Challenge:
All lines from the beginning of the listing through the line with "(sec2) at (81,648)" are to be copied word for word; the pictures are not.
....
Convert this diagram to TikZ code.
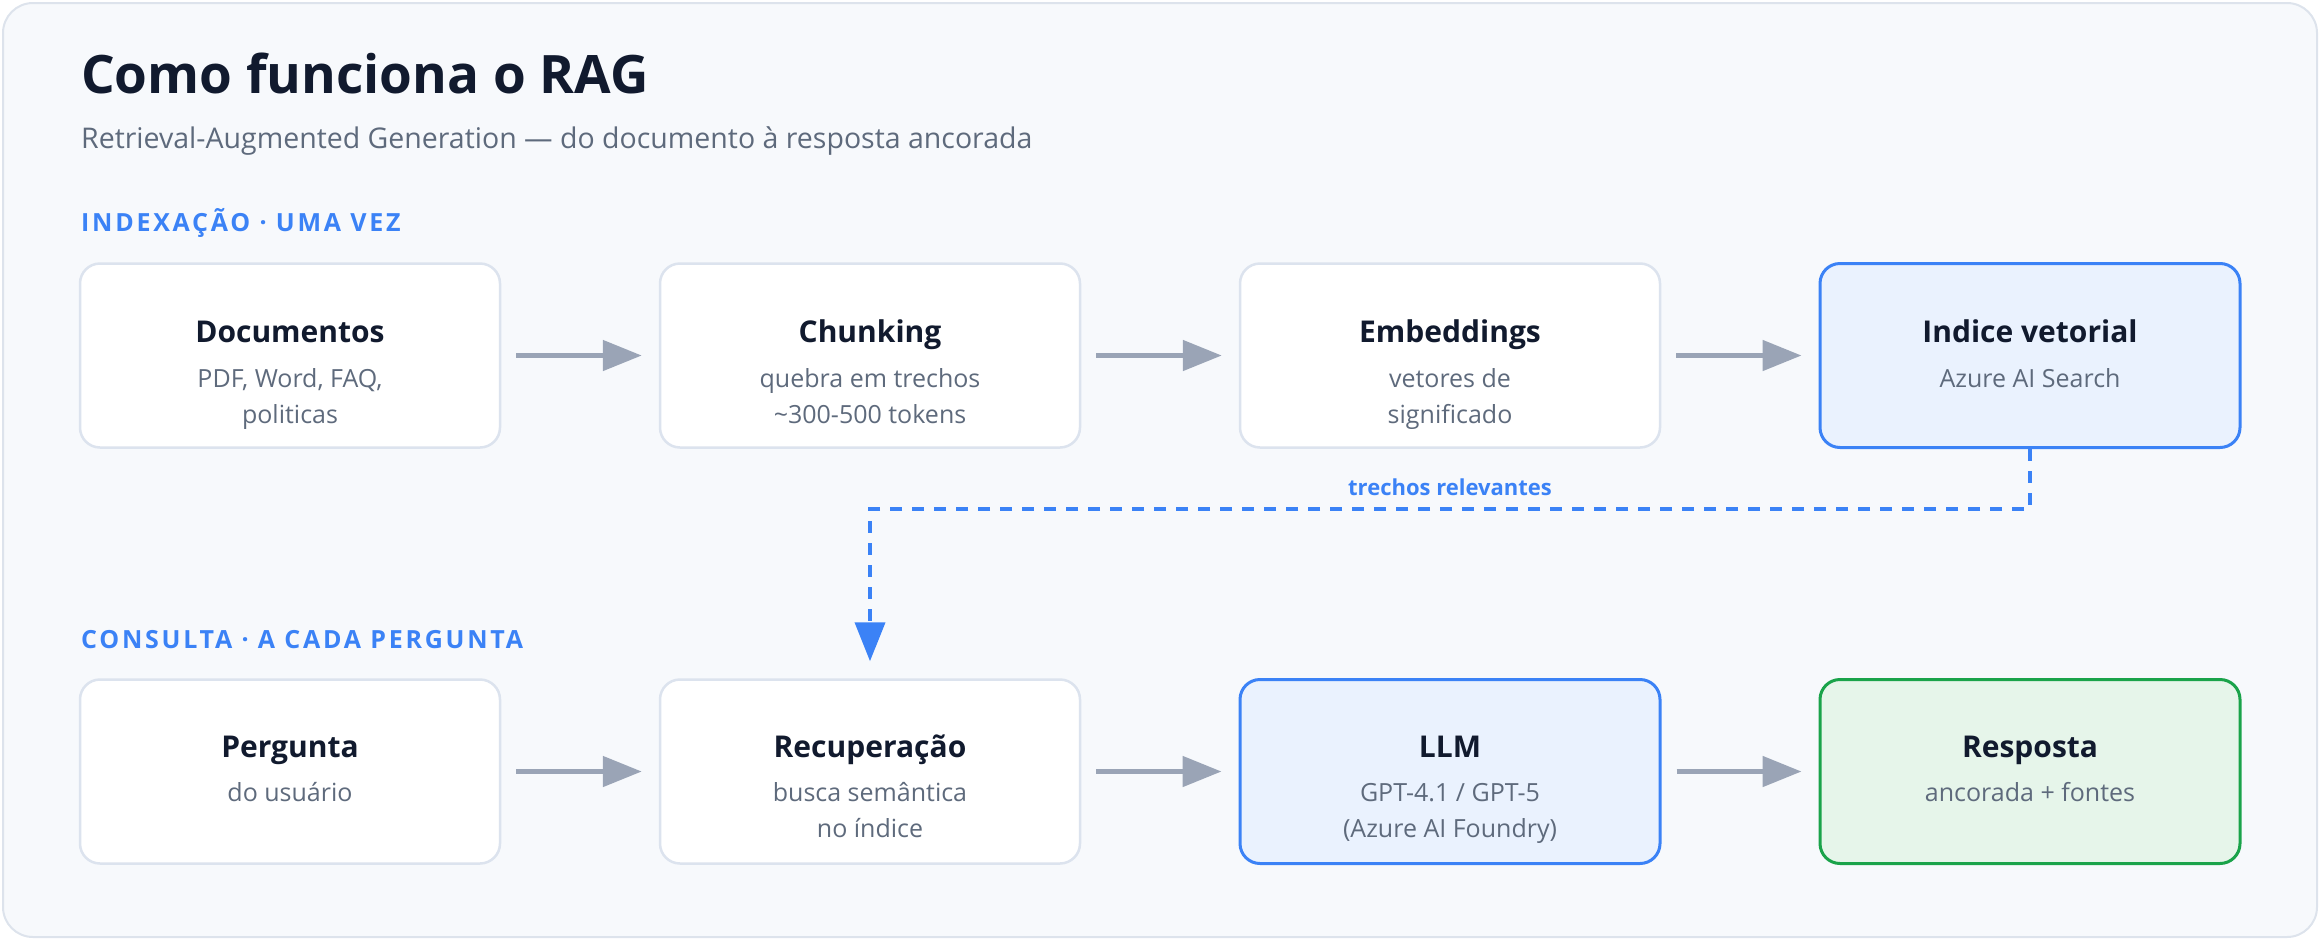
\documentclass[tikz,border=0pt]{standalone}
\usepackage{fontspec}
\setmainfont{Open Sans}
\newfontfamily\seclabelfont{Open Sans}[LetterSpace=11]
\usetikzlibrary{arrows.meta,calc}
\definecolor{panelbg}{HTML}{F7F9FC}
\definecolor{panelline}{HTML}{DDE3EC}
\definecolor{titlecol}{HTML}{111A2E}
\definecolor{subcol}{HTML}{5E6A7C}
\definecolor{accent}{HTML}{3B82F6}
\definecolor{boxline}{HTML}{DCE3EE}
\definecolor{arrowgray}{HTML}{9AA4B6}
\definecolor{bluefill}{HTML}{EAF2FE}
\definecolor{greenfill}{HTML}{E6F5EA}
\definecolor{greenline}{HTML}{1AA34A}
\tikzset{
  stagebox/.style={draw=boxline, fill=white, line width=2.5pt, rounded corners=20pt,
    minimum width=420pt, minimum height=184pt, inner sep=0pt},
  bluebox/.style={stagebox, draw=accent, fill=bluefill, line width=3pt},
  greenbox/.style={stagebox, draw=greenline, fill=greenfill, line width=3pt},
  boxtitle/.style={anchor=base, inner sep=0pt, text=titlecol, font=\fontsize{30}{34}\selectfont\bfseries},
  boxsub/.style={anchor=base, inner sep=0pt, text=subcol, font=\fontsize{25}{30}\selectfont},
  flow/.style={draw=arrowgray, line width=5pt, shorten <=15pt, shorten >=17pt,
    -{Triangle[length=39pt,width=30pt]}},
  retr/.style={draw=accent, line width=4pt, dash pattern=on 12pt off 10pt, shorten >=17pt,
    -{Triangle[length=39pt,width=30pt]}},
  seclabel/.style={anchor=base west, inner sep=0pt, text=accent, font=\seclabelfont\fontsize{25}{30}\selectfont\bfseries},
}
\begin{document}
\begin{tikzpicture}[x=1pt,y=-1pt]
\useasboundingbox (0,0) rectangle (2320,940);
\node[draw=panelline, fill=panelbg, line width=2pt, rounded corners=30pt, inner sep=0pt,
  minimum width=2314pt, minimum height=934pt] (panel) at (1160,470) {};

\node[anchor=base west, inner sep=0pt, text=titlecol, font=\fontsize{53}{60}\selectfont\bfseries] (title) at (81,93) {Como funciona o RAG};
\node[anchor=base west, inner sep=0pt, text=subcol, font=\fontsize{28.5}{34}\selectfont] (subtitle) at (81,148) {Retrieval-Augmented Generation — do documento à resposta ancorada};

\node[seclabel] (sec1) at (81,231) {INDEXAÇÃO · UMA VEZ};
\node[seclabel] (sec2) at (81,648) {CONSULTA · A CADA PERGUNTA};

% Row 1
\node[stagebox] (doc) at (290,355.5) {};
\node[stagebox] (chunk) at (870,355.5) {};
\node[stagebox] (emb) at (1450,355.5) {};
\node[bluebox] (idx) at (2030,355.5) {};
% Row 2
\node[stagebox] (perg) at (290,771.5) {};
\node[stagebox] (rec) at (870,771.5) {};
\node[bluebox] (llm) at (1450,771.5) {};
\node[greenbox] (resp) at (2030,771.5) {};

% Row 1 texts
\node[boxtitle] (doc-t) at ($(doc.north)+(0,80)$) {Documentos};
\node[boxsub] (doc-s1) at ($(doc.north)+(0,125)$) {PDF, Word, FAQ,};
\node[boxsub] (doc-s2) at ($(doc.north)+(0,161)$) {politicas};
\node[boxtitle] (chunk-t) at ($(chunk.north)+(0,80)$) {Chunking};
\node[boxsub] (chunk-s1) at ($(chunk.north)+(0,125)$) {quebra em trechos};
\node[boxsub] (chunk-s2) at ($(chunk.north)+(0,161)$) {\textasciitilde300-500 tokens};
\node[boxtitle] (emb-t) at ($(emb.north)+(0,80)$) {Embeddings};
\node[boxsub] (emb-s1) at ($(emb.north)+(0,125)$) {vetores de};
\node[boxsub] (emb-s2) at ($(emb.north)+(0,161)$) {significado};
\node[boxtitle] (idx-t) at ($(idx.north)+(0,80)$) {Indice vetorial};
\node[boxsub] (idx-s1) at ($(idx.north)+(0,125)$) {Azure AI Search};
% Row 2 texts
\node[boxtitle] (perg-t) at ($(perg.north)+(0,79)$) {Pergunta};
\node[boxsub] (perg-s1) at ($(perg.north)+(0,123)$) {do usuário};
\node[boxtitle] (rec-t) at ($(rec.north)+(0,79)$) {Recuperação};
\node[boxsub] (rec-s1) at ($(rec.north)+(0,123)$) {busca semântica};
\node[boxsub] (rec-s2) at ($(rec.north)+(0,159)$) {no índice};
\node[boxtitle] (llm-t) at ($(llm.north)+(0,79)$) {LLM};
\node[boxsub] (llm-s1) at ($(llm.north)+(0,123)$) {GPT-4.1 / GPT-5};
\node[boxsub] (llm-s2) at ($(llm.north)+(0,159)$) {(Azure AI Foundry)};
\node[boxtitle] (resp-t) at ($(resp.north)+(0,79)$) {Resposta};
\node[boxsub] (resp-s1) at ($(resp.north)+(0,123)$) {ancorada + fontes};

% Flow arrows
\draw[flow] (doc) -- (chunk);
\draw[flow] (chunk) -- (emb);
\draw[flow] (emb) -- (idx);
\draw[flow] (perg) -- (rec);
\draw[flow] (rec) -- (llm);
\draw[flow] (llm) -- (resp);

% Retrieval connector
\draw[retr] (idx.south) -- ++(0,60) -| (rec.north);
\node[anchor=base, inner sep=0pt, text=accent, font=\fontsize{22}{26}\selectfont\bfseries] (lbl) at (1450,495) {trechos relevantes};
\end{tikzpicture}
\end{document}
....
Task response:
Convert this diagram to TikZ code.
\documentclass[tikz,border=0pt]{standalone}
\usepackage{fontspec}
\setmainfont{Open Sans}
\newfontfamily\seclabelfont{Open Sans}[LetterSpace=11]
\usetikzlibrary{arrows.meta,calc}
\definecolor{panelbg}{HTML}{F7F9FC}
\definecolor{panelline}{HTML}{DDE3EC}
\definecolor{titlecol}{HTML}{111A2E}
\definecolor{subcol}{HTML}{5E6A7C}
\definecolor{accent}{HTML}{3B82F6}
\definecolor{boxline}{HTML}{DCE3EE}
\definecolor{arrowgray}{HTML}{9AA4B6}
\definecolor{bluefill}{HTML}{EAF2FE}
\definecolor{greenfill}{HTML}{E6F5EA}
\definecolor{greenline}{HTML}{1AA34A}
\tikzset{
  stagebox/.style={draw=boxline, fill=white, line width=2.5pt, rounded corners=20pt,
    minimum width=420pt, minimum height=184pt, inner sep=0pt},
  bluebox/.style={stagebox, draw=accent, fill=bluefill, line width=3pt},
  greenbox/.style={stagebox, draw=greenline, fill=greenfill, line width=3pt},
  boxtitle/.style={anchor=base, inner sep=0pt, text=titlecol, font=\fontsize{30}{34}\selectfont\bfseries},
  boxsub/.style={anchor=base, inner sep=0pt, text=subcol, font=\fontsize{25}{30}\selectfont},
  flow/.style={draw=arrowgray, line width=5pt, shorten <=15pt, shorten >=17pt,
    -{Triangle[length=39pt,width=30pt]}},
  retr/.style={draw=accent, line width=4pt, dash pattern=on 12pt off 10pt, shorten >=17pt,
    -{Triangle[length=39pt,width=30pt]}},
  seclabel/.style={anchor=base west, inner sep=0pt, text=accent, font=\seclabelfont\fontsize{25}{30}\selectfont\bfseries},
}
\begin{document}
\begin{tikzpicture}[x=1pt,y=-1pt]
\useasboundingbox (0,0) rectangle (2320,940);
\node[draw=panelline, fill=panelbg, line width=2pt, rounded corners=30pt, inner sep=0pt,
  minimum width=2314pt, minimum height=934pt] (panel) at (1160,470) {};

\node[anchor=base west, inner sep=0pt, text=titlecol, font=\fontsize{53}{60}\selectfont\bfseries] (title) at (81,93) {Como funciona o RAG};
\node[anchor=base west, inner sep=0pt, text=subcol, font=\fontsize{28.5}{34}\selectfont] (subtitle) at (81,148) {Retrieval-Augmented Generation — do documento à resposta ancorada};

\node[seclabel] (sec1) at (81,231) {INDEXAÇÃO · UMA VEZ};
\node[seclabel] (sec2) at (81,648) {CONSULTA · A CADA PERGUNTA};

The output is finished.